While the terrorist activities of Charlottesville, Va., were over two weeks ago, I’m still wrestling with it emotionally, physically, and spiritually.
The brazen and cowardly acts of racism, bigotry, and hatred by White Nationalists caused the death of Heather Heyer, Lt. Jay Cullen, Trooper-Pilot Berke Bates, and left DeAndre Harris severely injured. This display of white supremacy was disappointing, but it wasn’t surprising.
The sanitized American history we are taught in school leaves a plethora of important details undiscussed:
- Christopher Columbus did not discover America; he was lost and eventually participated in the genocide of Native Americans and the Transatlantic slave trade.
- Of the five authors of the U.S. Constitution, at least two of them -- Thomas Jefferson, and George Washington -- participated in the chattel slavery of Africans.
- American law enforcement started during antebellum slavery. Slave patrols and nightwatchers would eventually evolve into modern police departments. Obviously, the origins of law enforcement have a long-lasting residue.

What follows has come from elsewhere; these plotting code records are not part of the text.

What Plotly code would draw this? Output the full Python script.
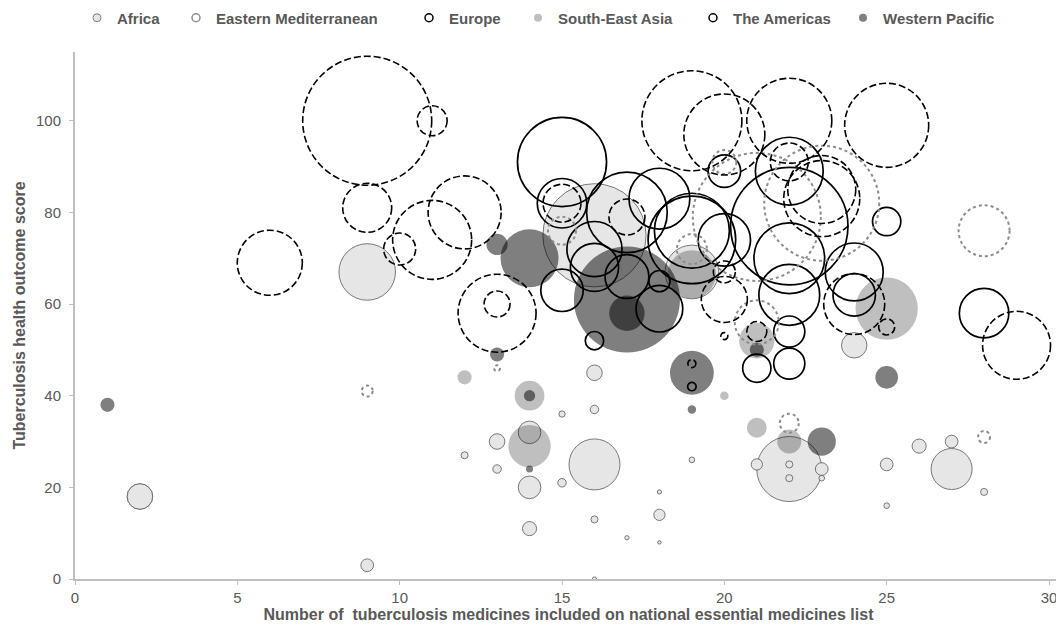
import math
import plotly.graph_objects as go

# ---------------- data (x = medicines on list, y = outcome score, v = bubble value) ----------------
africa_x = [22, 16, 9, 19, 24, 2, 2, 9, 12, 13, 13, 14, 14, 14, 15, 15, 16, 16, 16, 16, 16, 17, 18, 18, 18, 19, 21, 22, 22, 23, 23, 25, 25, 26, 27, 27, 28]
africa_y = [24, 75, 67, 67, 51, 18, 18, 3, 27, 30, 24, 32, 20, 11, 36, 21, 45, 37, 25, 13, 0, 9, 14, 8, 19, 26, 25, 25, 22, 24, 22, 25, 16, 29, 30, 24, 19]
africa_v = [21.2, 53.3, 16.0, 14.4, 3.24, 3.24, 3.24, 0.81, 0.25, 1.21, 0.36, 2.56, 2.56, 1.0, 0.2, 0.36, 1.21, 0.36, 13.0, 0.25, 0.09, 0.09, 0.64, 0.06, 0.09, 0.16, 0.64, 0.25, 0.25, 0.81, 0.16, 0.81, 0.16, 1.0, 0.81, 8.41, 0.25]

emed_x = [21, 23, 28, 15, 19, 20, 21, 22, 28, 9, 13]
emed_y = [79, 82, 76, 76, 72, 91, 56, 34, 31, 41, 46]
emed_v = [163.8, 132.3, 26.0, 7.84, 9.0, 5.76, 19.4, 3.61, 1.44, 1.21, 0.36]

europe_x = [9, 11, 9, 6, 10, 11, 12, 13, 13, 15, 17, 19, 20, 22, 25, 22, 23, 23, 20, 21, 19, 20, 20, 24, 25, 29]
europe_y = [100, 100, 81, 69, 72, 74, 80, 58, 60, 82, 79, 100, 97, 100, 99, 91, 85, 83, 61, 54, 47, 53, 67, 60, 55, 51]
europe_v = [166.4, 9.0, 24.0, 42.3, 10.24, 62.4, 53.3, 60.8, 6.76, 14.4, 12.96, 100.0, 65.6, 72.3, 70.6, 14.4, 46.2, 57.8, 21.2, 4.0, 0.64, 0.49, 4.84, 37.2, 2.56, 46.2]

sea_x = [19, 25, 12, 14, 14, 20, 21, 22, 21]
sea_y = [66.5, 59, 44, 40, 29, 40, 33, 30, 52]
sea_v = [11.6, 19.4, 1.0, 4.41, 9.0, 0.36, 1.96, 2.89, 6.25]

americas_x = [15, 15, 16, 16, 17, 18, 17, 18, 18, 16, 15, 19, 19, 20, 22, 22, 22, 22, 22, 21, 24, 24, 25, 28, 20, 22, 19]
americas_y = [91, 82, 72, 68, 80, 83, 66, 65, 59, 52, 63, 74, 76, 74, 77, 70, 62, 54, 47, 46, 67, 62, 78, 58, 89, 89, 42]
americas_v = [39.7, 12.25, 15.2, 11.6, 32.5, 18.5, 9.61, 2.25, 10.9, 1.69, 9.0, 38.4, 28.1, 13.7, 68.9, 25.0, 18.5, 4.84, 4.84, 4.0, 16.8, 9.0, 4.0, 12.25, 5.29, 23.0, 0.36]

wpac_x = [1, 13, 14, 13, 14, 14, 17, 17, 21, 25, 19, 23, 19]
wpac_y = [38, 73, 70, 49, 40, 24, 61, 58, 50, 44, 45, 30, 37]
wpac_v = [1.0, 2.25, 16.8, 1.0, 0.64, 0.25, 56.25, 6.25, 1.0, 2.56, 9.61, 4.0, 0.36]

region_names = ["Africa", "Eastern Mediterranean", "Europe", "South-East Asia", "The Americas", "Western Pacific"]
x_ticks = [0, 5, 10, 15, 20, 25, 30]
y_ticks = [0, 20, 40, 60, 80, 100]

# ---------------- figure ----------------
SIZEREF = 0.01
FONT = "Liberation Sans, Arial, sans-serif"
GREY_TXT = "#595959"
FIG_W, FIG_H = 1056, 626

fig = go.Figure()

def bubbles(xs, ys, vs, fill, line_color, line_width):
    fig.add_trace(go.Scatter(
        x=xs, y=ys, mode="markers", showlegend=False, hoverinfo="skip",
        marker=dict(size=vs, sizemode="area", sizeref=SIZEREF, sizemin=1, opacity=1,
                    color=fill, line=dict(color=line_color, width=line_width))))

bubbles(africa_x, africa_y, africa_v, "#e6e6e6", "rgba(70,70,70,0.7)", 1)
bubbles(sea_x, sea_y, sea_v, "rgba(0,0,0,0.25)", "rgba(0,0,0,0)", 0)
bubbles(americas_x, americas_y, americas_v, "rgba(0,0,0,0)", "#000000", 1.7)
bubbles(wpac_x, wpac_y, wpac_v, "rgba(0,0,0,0.5)", "rgba(0,0,0,0)", 0)

shapes = []
def ring_shapes(xs, ys, vs, color, width, dash):
    for x, y, v in zip(xs, ys, vs):
        r = math.sqrt(v / SIZEREF) / 2
        shapes.append(dict(type="circle", xref="x", yref="y",
                           xsizemode="pixel", ysizemode="pixel",
                           xanchor=x, yanchor=y, x0=-r, x1=r, y0=-r, y1=r,
                           line=dict(color=color, width=width, dash=dash),
                           fillcolor="rgba(0,0,0,0)", layer="above"))

ring_shapes(emed_x, emed_y, emed_v, "#8c8c8c", 2, "3px,3px")
ring_shapes(europe_x, europe_y, europe_v, "#000000", 1.6, "7px,3px")

# legend-only entries, one small legend each so they sit where the reference has them
legend_styles = [
    dict(color="#e6e6e6", line=dict(color="#7f7f7f", width=1)),
    dict(color="#ffffff", line=dict(color="#8c8c8c", width=1.5)),
    dict(color="#ffffff", line=dict(color="#000000", width=1.5)),
    dict(color="#bfbfbf", line=dict(color="#bfbfbf", width=0)),
    dict(color="#ffffff", line=dict(color="#000000", width=1.5)),
    dict(color="#7f7f7f", line=dict(color="#7f7f7f", width=0)),
]
legend_left_px = [69, 168, 401, 510, 685, 835]   # left edge of each legend box in figure pixels
legend_ids = ["legend", "legend2", "legend3", "legend4", "legend5", "legend6"]
for name, st, lid in zip(region_names, legend_styles, legend_ids):
    fig.add_trace(go.Scatter(x=[None], y=[None], mode="markers", name=name, legend=lid,
                             marker=dict(size=8, symbol="circle", **st)))

axis_common = dict(showline=True, linecolor="#bfbfbf", linewidth=2, ticks="outside",
                   ticklen=4, tickcolor="#bfbfbf", tickwidth=1, showgrid=False, zeroline=False,
                   tickfont=dict(family=FONT, size=15, color=GREY_TXT))

legends = {}
for lid, lpx in zip(legend_ids, legend_left_px):
    legends[lid] = dict(orientation="h", xref="container", yref="container",
                        x=lpx / FIG_W, xanchor="left", y=1 - 10 / FIG_H, yanchor="middle",
                        font=dict(family=FONT, size=15, color=GREY_TXT, weight="bold"),
                        itemwidth=30, bgcolor="rgba(0,0,0,0)")

fig.update_layout(
    width=FIG_W, height=FIG_H,
    margin=dict(l=67, r=2, t=44, b=55, autoexpand=False),
    paper_bgcolor="white", plot_bgcolor="white",
    font=dict(family=FONT, color=GREY_TXT),
    shapes=shapes,
    xaxis=dict(range=[0, 30.4], tickvals=x_ticks,
               title=dict(text="Number of  tuberculosis medicines included on national essential medicines list",
                          font=dict(family=FONT, size=16, color=GREY_TXT, weight="bold"), standoff=0),
               **axis_common),
    yaxis=dict(range=[0, 115], tickvals=y_ticks, ticklabelstandoff=5,
               title=dict(text="Tuberculosis health outcome score",
                          font=dict(family=FONT, size=16, color=GREY_TXT, weight="bold"), standoff=6),
               **axis_common),
    **legends,
)

fig.write_html("out.html")
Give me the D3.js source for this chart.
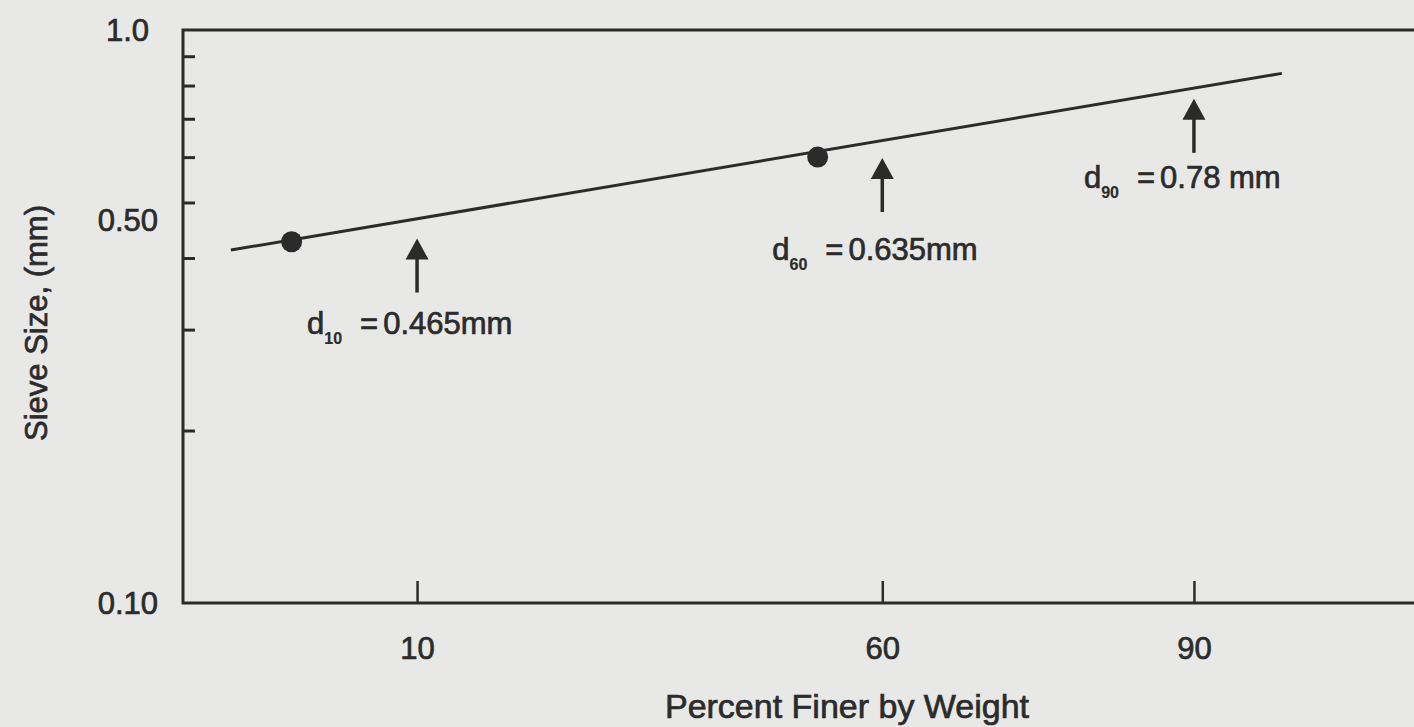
<!DOCTYPE html>
<html>
<head>
<meta charset="utf-8">
<script src="https://cdn.jsdelivr.net/npm/d3@7"></script>
<style>
  html, body { margin: 0; padding: 0; background: #e8e8e6; }
  svg { display: block; }
  text { font-family: "Liberation Sans", Arial, Helvetica, sans-serif; fill: #2b2b2b; stroke: #2b2b2b; stroke-width: 0.7px; }
</style>
</head>
<body>
<svg id="chart" width="1414" height="727"></svg>
<script>
// fitted grain size line (percent finer, sieve size mm)
const fitPercent = [2.9, 94.2]
const fitSize = [0.413, 0.84]

// measured points
const pointPercent = [4.5, 51.6]
const pointSize = [0.427, 0.60]

// characteristic sizes
const dNames = ["10", "60", "90"]
const dPercent = [10, 60, 90]
const dSize = [0.465, 0.635, 0.78]
const dText = ["0.465mm", "0.635mm", "0.78 mm"]

// axis ticks
const xTicks = [10, 60, 90]
const yLabelValues = [0.1, 0.5, 1.0]
const yLabels = ["0.10", "0.50", "1.0"]
const yMinor = [0.2, 0.3, 0.4, 0.5, 0.6, 0.7, 0.8, 0.9]

// annotation layout (gap below line to arrow tip, tip to label baseline)
const tipGap = [18, 15, 7]
const labelDrop = [95, 102, 89]

const ink = "#2b2b2b"
const svgContainer = d3.select("#chart")

// inverse normal cdf (Acklam), for the probability axis
function probit(p) {
    const a = [-39.69683028665376, 220.9460984245205, -275.9285104469687, 138.3577518672690, -30.66479806614716, 2.506628277459239]
    const b = [-54.47609879822406, 161.5858368580409, -155.6989798598866, 66.80131188771972, -13.28068155288572]
    const c = [-0.007784894002430293, -0.3223964580411365, -2.400758277161838, -2.549732539343734, 4.374664141464968, 2.938163982698783]
    const d = [0.007784695709041462, 0.3224671290700398, 2.445134137142996, 3.754408661907416]
    const pl = 0.02425
    let q, r
    if (p < pl) {
        q = Math.sqrt(-2 * Math.log(p))
        return (((((c[0] * q + c[1]) * q + c[2]) * q + c[3]) * q + c[4]) * q + c[5]) / ((((d[0] * q + d[1]) * q + d[2]) * q + d[3]) * q + 1)
    }
    if (p > 1 - pl) {
        q = Math.sqrt(-2 * Math.log(1 - p))
        return -(((((c[0] * q + c[1]) * q + c[2]) * q + c[3]) * q + c[4]) * q + c[5]) / ((((d[0] * q + d[1]) * q + d[2]) * q + d[3]) * q + 1)
    }
    q = p - 0.5
    r = q * q
    return (((((a[0] * r + a[1]) * r + a[2]) * r + a[3]) * r + a[4]) * r + a[5]) * q / (((((b[0] * r + b[1]) * r + b[2]) * r + b[3]) * r + b[4]) * r + 1)
}

const plotLeft = 183, plotTop = 30, plotBottom = 603, plotRight = 1428

const xp = d3.scaleLinear().domain([probit(0.02), probit(0.98)]).range([plotLeft, plotRight])
const x = pct => xp(probit(pct / 100))
const y = d3.scaleLog().domain([0.1, 1.0]).range([plotBottom, plotTop])

// minor ticks on the left
svgContainer.append("g")
    .attr("transform", `translate(${plotLeft},0)`)
    .call(d3.axisLeft(y).tickValues(yMinor).tickSize(-12).tickFormat(""))
    .call(g => g.select(".domain").remove())
    .call(g => g.selectAll("line").attr("stroke", ink).attr("stroke-width", 3))

// y labels (the 0.50 label sits a little under its tick in the original)
svgContainer.append("g")
    .selectAll("text")
    .data(yLabelValues)
    .enter()
    .append("text")
    .attr("x", d => plotLeft - 25 - (d == 1 ? 9 : 0))
    .attr("y", d => y(d) + (d == 0.5 ? 18 : 0))
    .attr("dy", "0.35em")
    .attr("text-anchor", "end")
    .style("font-size", "31px")
    .text((d, i) => yLabels[i])

// x ticks inside the plot
svgContainer.append("g")
    .attr("transform", `translate(0,${plotBottom})`)
    .call(d3.axisBottom(xp).tickValues(xTicks.map(t => probit(t / 100))).tickSize(-22).tickPadding(34)
        .tickFormat((d, i) => xTicks[i]))
    .call(g => g.select(".domain").remove())
    .call(g => g.selectAll("line").attr("stroke", ink).attr("stroke-width", 2.5))
    .call(g => g.selectAll("text")
        .style("font-size", "31px")
        .style("font-family", "'Liberation Sans', Arial, sans-serif")
        .attr("fill", ink))

// frame
svgContainer.append("rect")
    .attr("x", plotLeft)
    .attr("y", plotTop)
    .attr("width", plotRight - plotLeft)
    .attr("height", plotBottom - plotTop)
    .attr("fill", "none")
    .attr("stroke", ink)
    .attr("stroke-width", 3)

// axis titles
svgContainer.append("text")
    .attr("x", 847)
    .attr("y", 718)
    .attr("text-anchor", "middle")
    .style("font-size", "34px")
    .text("Percent Finer by Weight")

svgContainer.append("text")
    .attr("transform", "translate(47,323) rotate(-90)")
    .attr("text-anchor", "middle")
    .style("font-size", "31px")
    .text("Sieve Size, (mm)")

// fitted line
const line = d3.line()
    .x(d => x(d[0]))
    .y(d => y(d[1]))

svgContainer.append("path")
    .datum(fitPercent.map((p, i) => [p, fitSize[i]]))
    .attr("d", line)
    .attr("fill", "none")
    .attr("stroke", ink)
    .attr("stroke-width", 3)

// data points
svgContainer.selectAll("circle.pt")
    .data(pointPercent.map((p, i) => ({ p: p, s: pointSize[i] })))
    .enter()
    .append("circle")
    .attr("class", "pt")
    .attr("cx", d => x(d.p))
    .attr("cy", d => y(d.s))
    .attr("r", 10.5)
    .style("fill", ink)

// arrows and d labels
const ann = svgContainer.selectAll("g.ann")
    .data(dPercent.map((p, i) => ({ p: p, s: dSize[i], name: dNames[i], txt: dText[i], i: i })))
    .enter()
    .append("g")
    .attr("class", "ann")
    .attr("transform", d => `translate(${x(d.p)},${y(d.s) + tipGap[d.i]})`)

ann.append("path")
    .attr("d", "M0,0 L11.5,21 L-11.5,21 Z")
    .attr("fill", ink)

ann.append("line")
    .attr("x1", 0).attr("x2", 0)
    .attr("y1", 18).attr("y2", 54)
    .attr("stroke", ink)
    .attr("stroke-width", 3.5)

const lbl = ann.append("text")
    .attr("x", -110)
    .attr("y", d => labelDrop[d.i])
    .style("font-size", "31px")

lbl.append("tspan").text("d")
lbl.append("tspan")
    .attr("dy", 10)
    .style("font-size", "16px")
    .style("font-weight", "bold")
    .style("stroke-width", "0.2px")
    .text(d => d.name)
lbl.append("tspan")
    .attr("dy", -10)
    .attr("dx", 18)
    .text("=")
lbl.append("tspan")
    .attr("dx", 5)
    .text(d => d.txt)
</script>
</body>
</html>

White supremacy is not new. Actually it’s embedded in the fabric of American history.
The dilemma is that neither healing nor reconciliation can take place until white supremacy is acknowledged as a problem. The first step in addiction recovery is acknowledging there is an issue. The same first step needs to be applied to racial reconciliation.
We have to acknowledge the ideology that is in the fabric of this nation, engage in difficult dialogue, and work together to dismantle all of the systems and symbols that perpetrate this superiority complex.
I’m Joe Mitchell, and this is my perspective.